**What is asked**
Transcribe the material word for word, but without the images.
────────────────────
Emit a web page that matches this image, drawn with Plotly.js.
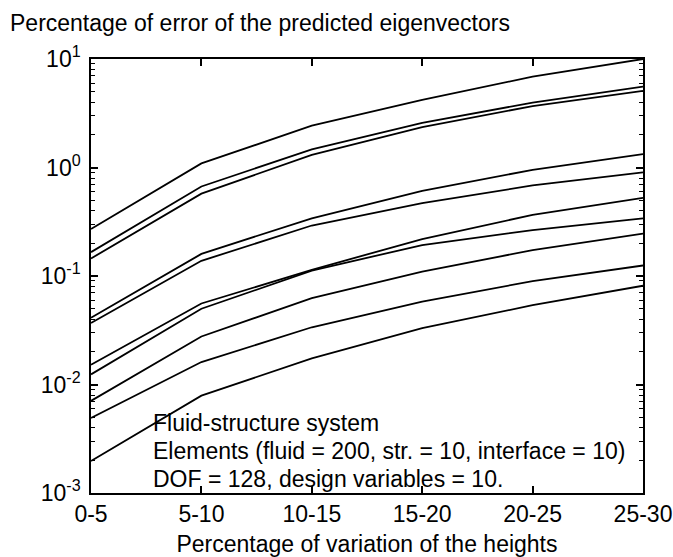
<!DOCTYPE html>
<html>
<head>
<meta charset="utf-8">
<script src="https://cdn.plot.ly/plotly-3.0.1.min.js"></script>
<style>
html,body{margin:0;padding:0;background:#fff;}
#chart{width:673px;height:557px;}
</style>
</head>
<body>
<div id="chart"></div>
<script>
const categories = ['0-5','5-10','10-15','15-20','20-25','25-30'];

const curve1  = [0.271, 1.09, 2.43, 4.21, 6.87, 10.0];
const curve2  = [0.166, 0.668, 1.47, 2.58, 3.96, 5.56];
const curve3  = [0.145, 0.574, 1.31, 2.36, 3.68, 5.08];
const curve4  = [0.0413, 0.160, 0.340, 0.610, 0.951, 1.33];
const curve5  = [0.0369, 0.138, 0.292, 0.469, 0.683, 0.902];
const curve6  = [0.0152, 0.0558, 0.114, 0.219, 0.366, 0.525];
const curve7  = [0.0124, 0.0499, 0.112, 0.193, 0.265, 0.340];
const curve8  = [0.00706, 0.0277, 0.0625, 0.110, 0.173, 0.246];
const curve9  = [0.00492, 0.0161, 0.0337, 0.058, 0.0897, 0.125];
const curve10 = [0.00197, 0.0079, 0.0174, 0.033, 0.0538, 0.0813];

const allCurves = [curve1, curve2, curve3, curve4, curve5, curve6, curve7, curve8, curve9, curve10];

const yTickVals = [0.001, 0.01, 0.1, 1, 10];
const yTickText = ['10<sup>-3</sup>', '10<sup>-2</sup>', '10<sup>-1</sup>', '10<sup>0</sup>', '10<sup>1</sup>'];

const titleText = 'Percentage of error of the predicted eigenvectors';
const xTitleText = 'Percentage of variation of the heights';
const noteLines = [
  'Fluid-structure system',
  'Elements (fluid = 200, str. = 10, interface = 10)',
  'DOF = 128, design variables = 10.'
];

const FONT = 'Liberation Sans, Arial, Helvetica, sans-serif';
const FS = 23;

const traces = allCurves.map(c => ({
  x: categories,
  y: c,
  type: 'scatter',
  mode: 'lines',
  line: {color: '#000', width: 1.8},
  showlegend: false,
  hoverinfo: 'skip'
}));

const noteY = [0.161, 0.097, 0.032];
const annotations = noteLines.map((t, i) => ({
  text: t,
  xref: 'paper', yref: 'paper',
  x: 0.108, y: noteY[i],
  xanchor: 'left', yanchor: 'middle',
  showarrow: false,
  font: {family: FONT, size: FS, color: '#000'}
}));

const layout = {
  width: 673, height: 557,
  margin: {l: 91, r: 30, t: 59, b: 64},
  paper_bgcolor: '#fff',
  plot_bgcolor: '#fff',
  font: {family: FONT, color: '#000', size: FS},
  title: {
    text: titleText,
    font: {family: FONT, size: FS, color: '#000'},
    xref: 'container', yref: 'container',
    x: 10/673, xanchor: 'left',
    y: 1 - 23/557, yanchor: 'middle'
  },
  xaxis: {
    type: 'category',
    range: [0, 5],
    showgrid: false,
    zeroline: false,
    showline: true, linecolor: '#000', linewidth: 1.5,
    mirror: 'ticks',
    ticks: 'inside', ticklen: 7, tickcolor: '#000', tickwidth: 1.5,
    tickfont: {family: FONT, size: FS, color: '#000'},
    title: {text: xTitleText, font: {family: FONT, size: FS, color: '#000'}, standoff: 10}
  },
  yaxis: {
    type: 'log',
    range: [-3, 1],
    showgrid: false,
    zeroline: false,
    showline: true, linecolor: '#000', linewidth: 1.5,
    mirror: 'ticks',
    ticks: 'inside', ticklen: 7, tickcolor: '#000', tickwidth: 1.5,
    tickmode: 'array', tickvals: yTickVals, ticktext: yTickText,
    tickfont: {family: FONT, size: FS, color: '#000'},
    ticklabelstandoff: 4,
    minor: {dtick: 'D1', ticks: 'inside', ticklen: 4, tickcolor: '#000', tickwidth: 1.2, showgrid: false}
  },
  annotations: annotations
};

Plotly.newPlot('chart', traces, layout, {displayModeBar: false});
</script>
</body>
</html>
────────────────────
**Answer to the exercise**
Emit a web page that matches this image, drawn with Plotly.js.
<!DOCTYPE html>
<html>
<head>
<meta charset="utf-8">
<script src="https://cdn.plot.ly/plotly-3.0.1.min.js"></script>
<style>
html,body{margin:0;padding:0;background:#fff;}
#chart{width:673px;height:557px;}
</style>
</head>
<body>
<div id="chart"></div>
<script>
const categories = ['0-5','5-10','10-15','15-20','20-25','25-30'];

const curve1  = [0.271, 1.09, 2.43, 4.21, 6.87, 10.0];
const curve2  = [0.166, 0.668, 1.47, 2.58, 3.96, 5.56];
const curve3  = [0.145, 0.574, 1.31, 2.36, 3.68, 5.08];
const curve4  = [0.0413, 0.160, 0.340, 0.610, 0.951, 1.33];
const curve5  = [0.0369, 0.138, 0.292, 0.469, 0.683, 0.902];
const curve6  = [0.0152, 0.0558, 0.114, 0.219, 0.366, 0.525];
const curve7  = [0.0124, 0.0499, 0.112, 0.193, 0.265, 0.340];
const curve8  = [0.00706, 0.0277, 0.0625, 0.110, 0.173, 0.246];
const curve9  = [0.00492, 0.0161, 0.0337, 0.058, 0.0897, 0.125];
const curve10 = [0.00197, 0.0079, 0.0174, 0.033, 0.0538, 0.0813];

const allCurves = [curve1, curve2, curve3, curve4, curve5, curve6, curve7, curve8, curve9, curve10];

const yTickVals = [0.001, 0.01, 0.1, 1, 10];
const yTickText = ['10<sup>-3</sup>', '10<sup>-2</sup>', '10<sup>-1</sup>', '10<sup>0</sup>', '10<sup>1</sup>'];

const titleText = 'Percentage of error of the predicted eigenvectors';
const xTitleText = 'Percentage of variation of the heights';
const noteLines = [
  'Fluid-structure system',
  'Elements (fluid = 200, str. = 10, interface = 10)',
  'DOF = 128, design variables = 10.'
];

const FONT = 'Liberation Sans, Arial, Helvetica, sans-serif';
const FS = 23;

const traces = allCurves.map(c => ({
  x: categories,
  y: c,
  type: 'scatter',
  mode: 'lines',
  line: {color: '#000', width: 1.8},
  showlegend: false,
  hoverinfo: 'skip'
}));

const noteY = [0.161, 0.097, 0.032];
const annotations = noteLines.map((t, i) => ({
  text: t,
  xref: 'paper', yref: 'paper',
  x: 0.108, y: noteY[i],
  xanchor: 'left', yanchor: 'middle',
  showarrow: false,
  font: {family: FONT, size: FS, color: '#000'}
}));

const layout = {
  width: 673, height: 557,
  margin: {l: 91, r: 30, t: 59, b: 64},
  paper_bgcolor: '#fff',
  plot_bgcolor: '#fff',
  font: {family: FONT, color: '#000', size: FS},
  title: {
    text: titleText,
    font: {family: FONT, size: FS, color: '#000'},
    xref: 'container', yref: 'container',
    x: 10/673, xanchor: 'left',
    y: 1 - 23/557, yanchor: 'middle'
  },
  xaxis: {
    type: 'category',
    range: [0, 5],
    showgrid: false,
    zeroline: false,
    showline: true, linecolor: '#000', linewidth: 1.5,
    mirror: 'ticks',
    ticks: 'inside', ticklen: 7, tickcolor: '#000', tickwidth: 1.5,
    tickfont: {family: FONT, size: FS, color: '#000'},
    title: {text: xTitleText, font: {family: FONT, size: FS, color: '#000'}, standoff: 10}
  },
  yaxis: {
    type: 'log',
    range: [-3, 1],
    showgrid: false,
    zeroline: false,
    showline: true, linecolor: '#000', linewidth: 1.5,
    mirror: 'ticks',
    ticks: 'inside', ticklen: 7, tickcolor: '#000', tickwidth: 1.5,
    tickmode: 'array', tickvals: yTickVals, ticktext: yTickText,
    tickfont: {family: FONT, size: FS, color: '#000'},
    ticklabelstandoff: 4,
    minor: {dtick: 'D1', ticks: 'inside', ticklen: 4, tickcolor: '#000', tickwidth: 1.2, showgrid: false}
  },
  annotations: annotations
};

Plotly.newPlot('chart', traces, layout, {displayModeBar: false});
</script>
</body>
</html>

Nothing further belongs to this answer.